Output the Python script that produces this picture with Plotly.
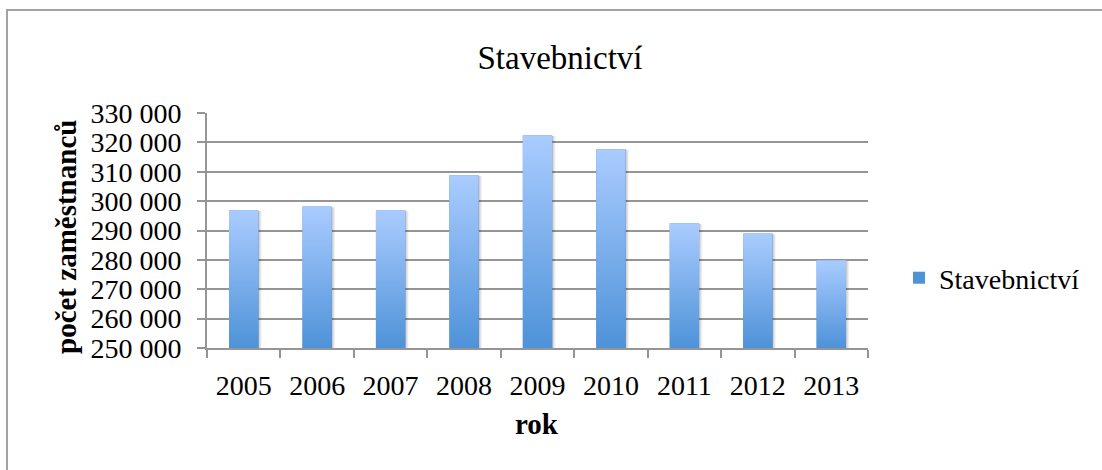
import plotly.graph_objects as go

# Počet zaměstnanců ve stavebnictví podle roku
roky = ["2005", "2006", "2007", "2008", "2009", "2010", "2011", "2012", "2013"]
zamestnanci = [296900, 298200, 296900, 308800, 322400, 317700, 292500, 289000, 279900]
nazev_rady = "Stavebnictví"
y_ticks = [250000, 260000, 270000, 280000, 290000, 300000, 310000, 320000, 330000]

# Rozměry a styl
W, H = 1102, 470
M_L, M_R, M_T, M_B = 207, 234, 113, 122
BAR_W = 0.4
Y_BASE = y_ticks[0]
DARK = "#4E92D8"
LIGHT = "#AACCFF"
GRID = "#959595"
FONT = "Liberation Serif"

PW = W - M_L - M_R
PH = H - M_T - M_B


def px_x(x):
    return (x - M_L) / PW


def px_y(y):
    return (H - M_B - y) / PH


fig = go.Figure()

# Datová řada (kategorie na ose x, slouží i pro legendu)
fig.add_trace(go.Bar(
    x=roky, y=zamestnanci, name=nazev_rady,
    marker=dict(color=DARK, line=dict(width=0)),
))

# Jemný stín vpravo od sloupců
for i, v in enumerate(zamestnanci):
    for off, alpha in ((0.045, 0.05), (0.03, 0.07), (0.015, 0.09)):
        fig.add_trace(go.Scatter(
            x=[i - BAR_W / 2 + off, i + BAR_W / 2 + off, i + BAR_W / 2 + off,
               i - BAR_W / 2 + off, i - BAR_W / 2 + off],
            y=[Y_BASE, Y_BASE, v - 250, v - 250, Y_BASE],
            xaxis="x2", mode="lines", line=dict(width=0),
            fill="toself", fillcolor=f"rgba(0,0,0,{alpha})",
            showlegend=False, hoverinfo="skip",
        ))

# Sloupce s vertikálním přechodem barvy
for i, v in enumerate(zamestnanci):
    fig.add_trace(go.Scatter(
        x=[i - BAR_W / 2, i + BAR_W / 2, i + BAR_W / 2, i - BAR_W / 2, i - BAR_W / 2],
        y=[Y_BASE, Y_BASE, v, v, Y_BASE],
        xaxis="x2", mode="lines", line=dict(width=0),
        fill="toself", fillcolor=DARK,
        fillgradient=dict(type="vertical", start=Y_BASE, stop=v,
                          colorscale=[[0, DARK], [1, LIGHT]]),
        showlegend=False, hoverinfo="skip",
    ))

fig.update_layout(
    width=W, height=H,
    margin=dict(l=M_L, r=M_R, t=M_T, b=M_B),
    paper_bgcolor="white", plot_bgcolor="white",
    separators=", ",
    bargap=1 - BAR_W,
    font=dict(family=FONT, color="black"),
    title=dict(text=nazev_rady, x=560 / W, xanchor="center",
               y=1 - 57 / H, yanchor="middle", yref="container",
               font=dict(family=FONT, size=33, color="black")),
    xaxis=dict(
        type="category", range=[-0.5, len(roky) - 0.5],
        showline=True, linecolor=GRID, linewidth=2,
        ticks="outside", tickson="boundaries", ticklen=8, tickcolor=GRID, tickwidth=2,
        tickfont=dict(family=FONT, size=28, color="black"),
        ticklabelstandoff=11,
        showgrid=False, zeroline=False,
    ),
    xaxis2=dict(
        overlaying="x", range=[-0.5, len(roky) - 0.5], visible=False,
    ),
    yaxis=dict(
        range=[y_ticks[0], y_ticks[-1]], tickvals=y_ticks, tickformat=",d",
        showline=True, linecolor=GRID, linewidth=2,
        ticks="outside", ticklen=8, tickcolor=GRID, tickwidth=2,
        tickfont=dict(family=FONT, size=28, color="black"),
        ticklabelstandoff=10,
        showgrid=True, gridcolor=GRID, gridwidth=2, zeroline=False,
    ),
    legend=dict(
        x=px_x(899), xanchor="left", y=px_y(278), yanchor="middle",
        font=dict(family=FONT, size=28, color="black"),
        bgcolor="rgba(0,0,0,0)",
    ),
    showlegend=True,
    annotations=[
        dict(text="<b>počet zaměstnanců</b>", xref="paper", yref="paper",
             x=px_x(66), y=px_y(237), xanchor="center", yanchor="middle",
             textangle=-90, showarrow=False,
             font=dict(family=FONT, size=29, color="black")),
        dict(text="<b>rok</b>", xref="paper", yref="paper",
             x=px_x(537), y=px_y(424), xanchor="center", yanchor="middle",
             showarrow=False,
             font=dict(family=FONT, size=29, color="black")),
    ],
    shapes=[
        dict(type="rect", xref="paper", yref="paper",
             x0=px_x(7), y0=px_y(H + 20), x1=px_x(W + 20), y1=px_y(10),
             line=dict(color="#A3A3A3", width=2), fillcolor="rgba(0,0,0,0)",
             layer="below"),
    ],
)

fig.write_html("out.html")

# Short task:
Reproduce each line exactly as it appears, omitting the pictures.

# Finished task:
Output the Python script that produces this picture with Plotly.
import plotly.graph_objects as go

# Počet zaměstnanců ve stavebnictví podle roku
roky = ["2005", "2006", "2007", "2008", "2009", "2010", "2011", "2012", "2013"]
zamestnanci = [296900, 298200, 296900, 308800, 322400, 317700, 292500, 289000, 279900]
nazev_rady = "Stavebnictví"
y_ticks = [250000, 260000, 270000, 280000, 290000, 300000, 310000, 320000, 330000]

# Rozměry a styl
W, H = 1102, 470
M_L, M_R, M_T, M_B = 207, 234, 113, 122
BAR_W = 0.4
Y_BASE = y_ticks[0]
DARK = "#4E92D8"
LIGHT = "#AACCFF"
GRID = "#959595"
FONT = "Liberation Serif"

PW = W - M_L - M_R
PH = H - M_T - M_B


def px_x(x):
    return (x - M_L) / PW


def px_y(y):
    return (H - M_B - y) / PH


fig = go.Figure()

# Datová řada (kategorie na ose x, slouží i pro legendu)
fig.add_trace(go.Bar(
    x=roky, y=zamestnanci, name=nazev_rady,
    marker=dict(color=DARK, line=dict(width=0)),
))

# Jemný stín vpravo od sloupců
for i, v in enumerate(zamestnanci):
    for off, alpha in ((0.045, 0.05), (0.03, 0.07), (0.015, 0.09)):
        fig.add_trace(go.Scatter(
            x=[i - BAR_W / 2 + off, i + BAR_W / 2 + off, i + BAR_W / 2 + off,
               i - BAR_W / 2 + off, i - BAR_W / 2 + off],
            y=[Y_BASE, Y_BASE, v - 250, v - 250, Y_BASE],
            xaxis="x2", mode="lines", line=dict(width=0),
            fill="toself", fillcolor=f"rgba(0,0,0,{alpha})",
            showlegend=False, hoverinfo="skip",
        ))

# Sloupce s vertikálním přechodem barvy
for i, v in enumerate(zamestnanci):
    fig.add_trace(go.Scatter(
        x=[i - BAR_W / 2, i + BAR_W / 2, i + BAR_W / 2, i - BAR_W / 2, i - BAR_W / 2],
        y=[Y_BASE, Y_BASE, v, v, Y_BASE],
        xaxis="x2", mode="lines", line=dict(width=0),
        fill="toself", fillcolor=DARK,
        fillgradient=dict(type="vertical", start=Y_BASE, stop=v,
                          colorscale=[[0, DARK], [1, LIGHT]]),
        showlegend=False, hoverinfo="skip",
    ))

fig.update_layout(
    width=W, height=H,
    margin=dict(l=M_L, r=M_R, t=M_T, b=M_B),
    paper_bgcolor="white", plot_bgcolor="white",
    separators=", ",
    bargap=1 - BAR_W,
    font=dict(family=FONT, color="black"),
    title=dict(text=nazev_rady, x=560 / W, xanchor="center",
               y=1 - 57 / H, yanchor="middle", yref="container",
               font=dict(family=FONT, size=33, color="black")),
    xaxis=dict(
        type="category", range=[-0.5, len(roky) - 0.5],
        showline=True, linecolor=GRID, linewidth=2,
        ticks="outside", tickson="boundaries", ticklen=8, tickcolor=GRID, tickwidth=2,
        tickfont=dict(family=FONT, size=28, color="black"),
        ticklabelstandoff=11,
        showgrid=False, zeroline=False,
    ),
    xaxis2=dict(
        overlaying="x", range=[-0.5, len(roky) - 0.5], visible=False,
    ),
    yaxis=dict(
        range=[y_ticks[0], y_ticks[-1]], tickvals=y_ticks, tickformat=",d",
        showline=True, linecolor=GRID, linewidth=2,
        ticks="outside", ticklen=8, tickcolor=GRID, tickwidth=2,
        tickfont=dict(family=FONT, size=28, color="black"),
        ticklabelstandoff=10,
        showgrid=True, gridcolor=GRID, gridwidth=2, zeroline=False,
    ),
    legend=dict(
        x=px_x(899), xanchor="left", y=px_y(278), yanchor="middle",
        font=dict(family=FONT, size=28, color="black"),
        bgcolor="rgba(0,0,0,0)",
    ),
    showlegend=True,
    annotations=[
        dict(text="<b>počet zaměstnanců</b>", xref="paper", yref="paper",
             x=px_x(66), y=px_y(237), xanchor="center", yanchor="middle",
             textangle=-90, showarrow=False,
             font=dict(family=FONT, size=29, color="black")),
        dict(text="<b>rok</b>", xref="paper", yref="paper",
             x=px_x(537), y=px_y(424), xanchor="center", yanchor="middle",
             showarrow=False,
             font=dict(family=FONT, size=29, color="black")),
    ],
    shapes=[
        dict(type="rect", xref="paper", yref="paper",
             x0=px_x(7), y0=px_y(H + 20), x1=px_x(W + 20), y1=px_y(10),
             line=dict(color="#A3A3A3", width=2), fillcolor="rgba(0,0,0,0)",
             layer="below"),
    ],
)

fig.write_html("out.html")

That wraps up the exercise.